Lors de son récent voyage en Asie, et à l’occasion de sa visite à Singapour, le Pape a rappelé que la croissance économique lorsqu’elle est pensée, réfléchie et encadrée par des décision rationnelles et équilibrées permet toutefois d’allier la justice sociale et le Bien commun dès lors que le logement, l’éducation et un système de santé fonctionnel sont partie prenante de ces progrès.
Dans le monde actuel, et alors que l’homme le plus riche de la planète pourrait bientôt « peser 1000 milliards d’Euro avec un taux de croissance historique de sa fortune de plus de 100 % an cela interpelle ! D’autant plus que dans un récent rapport OXFAM indique que l’on n’arrivera probablement pas à descendre en dessous de 700 millions de personne dans le monde en dessous du seuil de pauvreté et que 50 % de la population mondiale vit avec moins de 6,5 Euro par mois.
L’Eglise catholique interpelle également les économies des pays les plus riche sur le problème de la dette et des inégalités climatiques qui, comme on le sait, prenne une ampleur de plus en plus grande.
Les Évangiles invitent à la compassion et à la justice envers les pauvres. Jésus valorise les pauvres, enseigne l'humilité et la charité, et critique la richesse excessive et l'injustice sociale. Le message évangélique invite à partager, à aider ceux dans le besoin, et à voir les pauvres non comme des personnes à mépriser, mais comme des personnes dignes d'attention et d'amour.
Au-delà de cette grande importance aux pauvres, faisant de leur situation une question centrale, l’Eglise a également publié des enseignements sociaux, que l’on retrouve dans un ensemble de texte que l’on désigne sous le titre « la Doctrine Sociale de l’Eglise ». Dans ce texte, elle promeut des principes et des valeurs pour faire face à cette tension historique entre inégalités et économie. C’est un aspect du travail du Collège des Bernardins que de réfléchir sur ces enseignements, de les partager et d’approfondir des voies possibles pour apporter des solutions dans le cadre de son pôle de recherche.
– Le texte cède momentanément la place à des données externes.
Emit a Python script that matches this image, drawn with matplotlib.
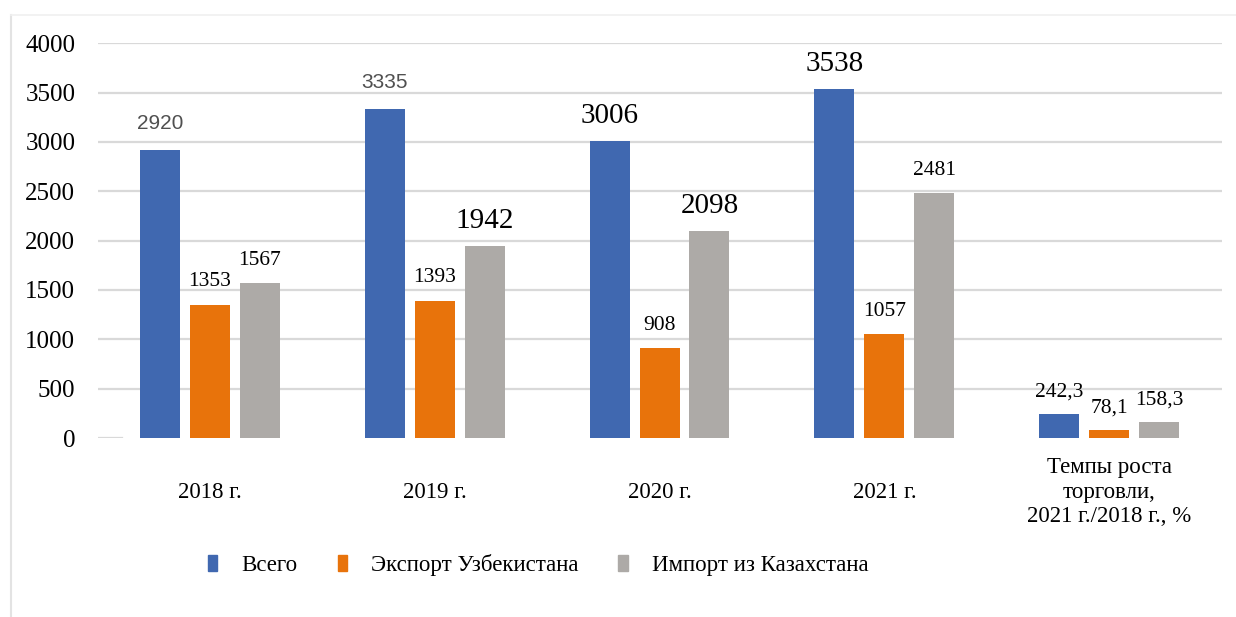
import numpy as np
import matplotlib
matplotlib.use('Agg')
import matplotlib.pyplot as plt
from matplotlib.lines import Line2D

plt.rcParams['font.family'] = ['Liberation Serif', 'DejaVu Serif']

categories = ['2018 г.', '2019 г.', '2020 г.', '2021 г.',
              'Темпы роста\nторговли,\n2021 г./2018 г., %']
series_names = ['Всего', 'Экспорт Узбекистана', 'Импорт из Казахстана']
total = [2920, 3335, 3006, 3538, 242.3]
export_uz = [1353, 1393, 908, 1057, 78.1]
import_kz = [1567, 1942, 2098, 2481, 158.3]
yticks = [0, 500, 1000, 1500, 2000, 2500, 3000, 3500, 4000]

colors = ['#4068B0', '#E8730B', '#ADAAA7']
# labels drawn bigger in the source picture
big = {(0, 2), (0, 3), (2, 1), (2, 2)}
# labels drawn in a grey sans font
grey = {(0, 0), (0, 1)}

def fmt(v):
    if v < 300:
        return '{:.1f}'.format(v).replace('.', ',')
    return '{:d}'.format(int(v))

fig = plt.figure(figsize=(12.36, 6.17), dpi=100)
ax = fig.add_axes([0.0789, 0.290, 0.9094, 0.640])

x = np.arange(len(categories))
w = 0.178
step = 0.222
for s, vals in enumerate([total, export_uz, import_kz]):
    pos = x + (s - 1) * step
    ax.bar(pos, vals, width=w, color=colors[s], label=series_names[s], zorder=3)
    for i, (p, v) in enumerate(zip(pos, vals)):
        if (s, i) in grey:
            ax.annotate(fmt(v), (p, v), xytext=(0, 15), textcoords='offset points',
                        ha='center', va='baseline', fontsize=15, color='#505050',
                        family=['Liberation Sans Narrow', 'Liberation Sans'], zorder=4)
        else:
            fs = 21 if (s, i) in big else 15.5
            ax.annotate(fmt(v), (p, v), xytext=(0, 13), textcoords='offset points',
                        ha='center', va='baseline', fontsize=fs, color='black',
                        zorder=4, annotation_clip=False)

ax.set_xlim(-0.5, len(categories) - 0.5)
ax.set_ylim(0, 4000)
for t in yticks[1:]:
    ax.axhline(t, color='#d9d9d9', lw=1.6, zorder=1)
ax.plot([-0.5, -0.39], [0, 0], color='#d9d9d9', lw=1.6, zorder=1)

ax.set_yticks(yticks)
ax.set_yticklabels([str(t) for t in yticks], fontsize=18)
ax.tick_params(axis='y', length=0, pad=16)
ax.set_xticks(x)
ax.set_xticklabels(categories, fontsize=16.5, va='center', linespacing=1.22)
ax.tick_params(axis='x', length=0, pad=39)
for sp in ax.spines.values():
    sp.set_visible(False)

handles = [plt.Rectangle((0, 0), 1, 1, color=c) for c in colors]
fig.legend(handles, series_names, loc='center', bbox_to_anchor=(0.4355, 0.084),
           ncol=3, frameon=False, fontsize=16.5, handlelength=0.4, handleheight=0.7,
           handletextpad=1.05, columnspacing=1.75)

# thin frame of the source picture
fig.add_artist(Line2D([0.0085, 0.0085], [0, 0.976], transform=fig.transFigure,
                      color='#e3e3e3', lw=1.5))
fig.add_artist(Line2D([0.0085, 1], [0.976, 0.976], transform=fig.transFigure,
                      color='#f0f0f0', lw=1.2))

fig.savefig('out.png', dpi=100, facecolor='white')
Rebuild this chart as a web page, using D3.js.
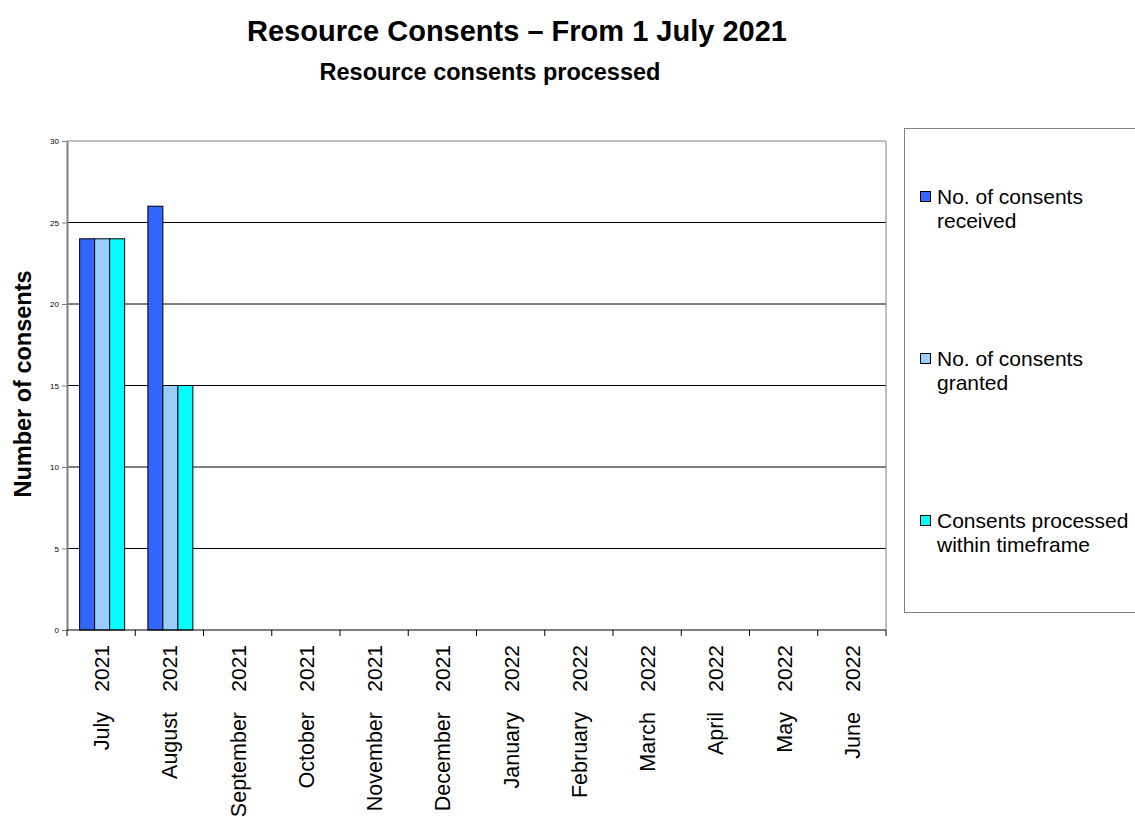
<!DOCTYPE html>
<html>
<head>
<meta charset="utf-8">
<script src="https://cdn.jsdelivr.net/npm/d3@7"></script>
<style>
  body { margin: 0; background: #fff; }
  svg { display: block; font-family: "Liberation Sans", Arial, sans-serif; }
</style>
</head>
<body>
<div id="chart"></div>
<script>
// Data
const months = ["July", "August", "September", "October", "November", "December",
  "January", "February", "March", "April", "May", "June"];
const years = ["2021", "2021", "2021", "2021", "2021", "2021",
  "2022", "2022", "2022", "2022", "2022", "2022"];
const received = [24, 26, null, null, null, null, null, null, null, null, null, null];
const granted = [24, 15, null, null, null, null, null, null, null, null, null, null];
const withinTimeframe = [24, 15, null, null, null, null, null, null, null, null, null, null];
const seriesNames = ["No. of consents received", "No. of consents granted", "Consents processed within timeframe"];
const legendLines = [["No. of consents", "received"], ["No. of consents", "granted"], ["Consents processed", "within timeframe"]];
const yTicks = [0, 5, 10, 15, 20, 25, 30];

const width = 1135, height = 817;
const margin = { top: 141, right: 249, bottom: 187, left: 67 };
const innerW = width - margin.left - margin.right;
const innerH = height - margin.top - margin.bottom;

const color = d3.scaleOrdinal()
  .domain(seriesNames)
  .range(["#3366FF", "#99CCFF", "#00FFFF"]);

const rows = months.map((m, i) => ({
  key: m + " " + years[i],
  month: m,
  year: years[i],
  values: [received[i], granted[i], withinTimeframe[i]]
}));

const svg = d3.select("#chart").append("svg")
  .attr("width", width)
  .attr("height", height);

// Titles
svg.append("text")
  .attr("x", 517).attr("y", 41)
  .attr("text-anchor", "middle")
  .attr("font-size", 29).attr("font-weight", "bold")
  .text("Resource Consents \u2013 From 1 July 2021");
svg.append("text")
  .attr("x", 490).attr("y", 80)
  .attr("text-anchor", "middle")
  .attr("font-size", 23.5).attr("font-weight", "bold")
  .text("Resource consents processed");

const g = svg.append("g")
  .attr("transform", `translate(${margin.left},${margin.top})`);

const x0 = d3.scaleBand().domain(rows.map((d) => d.key)).range([0, innerW]).paddingInner(0);
const x1 = d3.scaleBand().domain(seriesNames).range([0, x0.bandwidth()]).paddingOuter(0.775);
const y = d3.scaleLinear().domain([0, 30]).range([innerH, 0]);

// Gridlines
g.append("g")
  .selectAll("line")
  .data(yTicks.filter((t) => t > 0 && t < 30))
  .join("line")
  .attr("x1", 0).attr("x2", innerW)
  .attr("y1", (d) => y(d)).attr("y2", (d) => y(d))
  .attr("stroke", "#000").attr("stroke-width", 1);

// Plot frame (top and right)
g.append("path")
  .attr("d", `M0,${y(30)}H${innerW}V${innerH}`)
  .attr("fill", "none").attr("stroke", "#808080").attr("stroke-width", 1);

// Bars
g.append("g")
  .selectAll("g")
  .data(rows)
  .join("g")
  .attr("transform", (d) => `translate(${x0(d.key) + 1},0)`)
  .selectAll("rect")
  .data((d) => d.values.map((v, i) => ({ name: seriesNames[i], value: v })).filter((d) => d.value))
  .join("rect")
  .attr("x", (d) => x1(d.name))
  .attr("y", (d) => y(d.value))
  .attr("width", x1.bandwidth())
  .attr("height", (d) => innerH - y(d.value))
  .attr("fill", (d) => color(d.name))
  .attr("stroke", "#000").attr("stroke-width", 1);

// Y axis
const gy = g.append("g")
  .call(d3.axisLeft(y).tickValues(yTicks).tickSize(5).tickPadding(3).tickSizeOuter(0));
gy.select(".domain").attr("stroke", "#808080").attr("stroke-width", 2);
gy.selectAll(".tick line").attr("stroke", "#808080");
gy.selectAll(".tick text")
  .attr("font-size", 8).attr("font-family", "Liberation Sans, Arial, sans-serif").attr("fill", "#000");

// X axis
const gx = g.append("g").attr("transform", `translate(0,${innerH})`);
gx.append("line")
  .attr("x1", 0).attr("x2", innerW)
  .attr("stroke", "#000").attr("stroke-width", 1);
gx.selectAll(".tick")
  .data(rows.map((d) => x0(d.key)).concat([innerW]))
  .join("line")
  .attr("class", "tick")
  .attr("x1", (d) => d).attr("x2", (d) => d)
  .attr("y1", 0).attr("y2", 6)
  .attr("stroke", "#000");

const lbl = gx.selectAll(".lbl")
  .data(rows)
  .join("g")
  .attr("class", "lbl")
  .attr("transform", (d) => `translate(${x0(d.key) + x0.bandwidth() / 2 + 8},0) rotate(-90)`);
lbl.append("text")
  .attr("x", -15).attr("y", 0)
  .attr("text-anchor", "end")
  .attr("font-size", 21)
  .text((d) => d.year);
lbl.append("text")
  .attr("x", -82).attr("y", 0)
  .attr("text-anchor", "end")
  .attr("font-size", 21.5)
  .text((d) => d.month);

// Y axis title
svg.append("text")
  .attr("transform", `translate(31,384) rotate(-90)`)
  .attr("text-anchor", "middle")
  .attr("font-size", 23.5).attr("font-weight", "bold")
  .text("Number of consents");

// Legend
const legend = svg.append("g");
legend.append("rect")
  .attr("x", 904.5).attr("y", 128.5)
  .attr("width", 240).attr("height", 484)
  .attr("fill", "#fff").attr("stroke", "#808080").attr("stroke-width", 1);

const legendY = d3.scalePoint().domain(seriesNames).range([204, 528]);
const item = legend.selectAll(".item")
  .data(seriesNames)
  .join("g")
  .attr("class", "item")
  .attr("transform", (d) => `translate(0,${legendY(d)})`);
item.append("rect")
  .attr("x", 920.5).attr("y", -12.5)
  .attr("width", 10).attr("height", 10)
  .attr("fill", (d) => color(d))
  .attr("stroke", "#000").attr("stroke-width", 1);
item.append("text")
  .attr("x", 937).attr("y", 0)
  .attr("font-size", 21)
  .selectAll("tspan")
  .data((d, i) => legendLines[i])
  .join("tspan")
  .attr("x", 937)
  .attr("dy", (d, i) => (i === 0 ? 0 : 24))
  .text((d) => d);
</script>
</body>
</html>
Le Collège va notamment lancer dans les prochaines semaines un centre de recherche international sur ce que l’on qualifie de Finance Religieuse et de voir, avec les autres religions qui s’associeront à cette démarche, comment utiliser les Avoirs des religions pour apporter des réponses face à ces inégalités.
En résumé, les inégalités posent une question fondamentale à l’économie : comment assurer une croissance durable tout en maintenant une société juste et équitable ? En d’autres termes, l’économie est-elle condamnée à produire de l’inégalité et à l’accentuer ? Beaucoup d’économistes tentent toutefois d'équilibrer les impératifs de croissance avec la nécessité de réduire les inégalités pour éviter des conséquences sociales et économiques négatives même si les résultats ne sont pas toujours au rendez-vous !
Mais sans éthique et sans la Foi, ce Dialogue entre inégalités et l’économie sera plus ardu.